5. Menanggapi usulan GIPI soal konsep Badan Layanan Umum Pariwisata (BLU Pariwisata) dengan membuat pungutan dari Wisatawan Mancanegara. Perlu kami jelaskan bahwa menurut Peraturan Pemerintah (PP) No 23 Tahun 2005 tentang Pedoman Pengelolaan Keuangan Badan Layanan Umum, dalam Pasal 1 Ayat 1 tertulis:
“Badan Layanan Umum, yang selanjutnya disebut BLU, adalah instansi di lingkungan Pemerintah yang dibentuk untuk memberikan pelayanan kepada masyarakat berupa penyediaan barang dan/atau jasa yang dijual tanpa Mengutamakan mencari keuntungan dan dalam melakukan kegiatannya didasarkan pada prinsip efisiensi dan produktivitas.”

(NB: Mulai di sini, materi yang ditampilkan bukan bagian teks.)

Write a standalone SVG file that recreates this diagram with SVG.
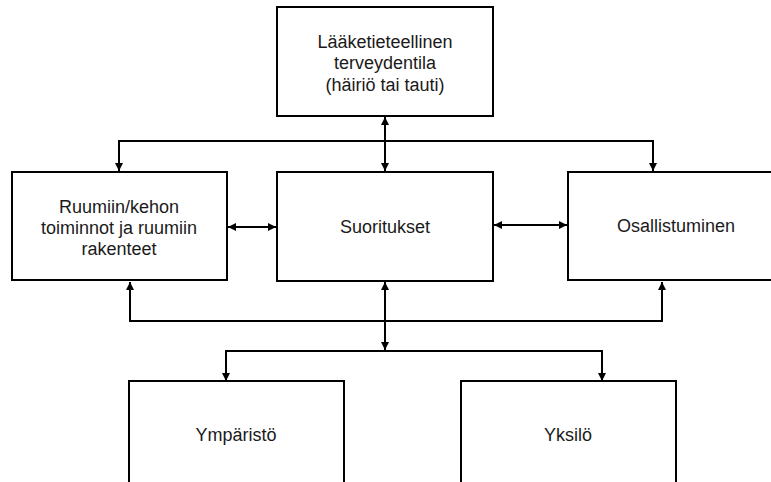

Aturan lebih lanjut mengenai BLU selanjutnya dapat dilihat pada Peraturan Menteri Keuangan (PMK) Republik Indonesia tentang Pedoman Pengelolaan Badan Layanan Umum Nomor 129/PMK.05/2020.
6. GIPI mengatakan bahwa: “Dalam Undang-Undang tentang Kepariwisataan yang ditetapkan pada tanggal 2 Oktober 2025, ternyata konsep pungutan dari Wisatawan Mancanegara usulan GIPI diambil oleh Pemerintah.”
Perlu kami tegaskan bahwa konsep pungutan wisatawan mancanegara merupakan usulan DPR RI.
7. Menanggapi pernyataan bahwa: “Pemerintah tidak bisa hanya menikmati pendapatan berupa Devisa, Pajak dan PNBP dari sektor pariwisata tanpa membantu Industri Pariwisata untuk terus mengembangkan pasarnya.”
Kami sampaikan bahwa Pemerintah, dalam hal ini Kementerian Pariwisata, selalu memfasilitasi industri pariwisata melalui
kebijakan, antara lain:
- PPh 21 DTP untuk Pekerja di sektor terkait pariwisata dengan gaji dibawah 10 juta Rupiah.
- Program Magang Lulusan Perguruan Tinggi selama 6 bulan, termasuk untuk lulusan baru (D1-D4 dan S1) yang akan bekerja di sektor pariwisata.
- Anggaran pemasaran Kementerian Pariwisata digunakan untuk mempromosikan destinasi pariwisata dan memfasilitasi industri pariwisata dalam mempromosikan produk pariwisata.
- Memfasilitasi sertifikasi dan pelatihan berbasis kompetensi untuk tenaga kerja pariwisata.
- Dukungan untuk meningkatkan promosi dan standar usaha pariwisata. Hal ini tercerminkan dalam berbagai kegiatan ataupun program Kementerian Pariwisata untuk industri pariwisata/pelaku usaha.
- Surat Edaran Menteri Pariwisata Nomor SE/4/HK.01.03/MP/2025 tentang Himbauan Pendaftaran Perizinan Berusaha Bagi Pelaku Usaha Penyediaan Akomodasi Pariwisata yang bertujuan untuk menciptakan kondisi berusaha yang adil dan imbang lintas pelaku usaha pariwisata.
Demikian tanggapan kami atas beberapa poin yang disampaikan GIPI dalam siaran persnya. Tanggapan ini kami berikan agar media dapat memberikan pandangan dari sisi Pemerintah.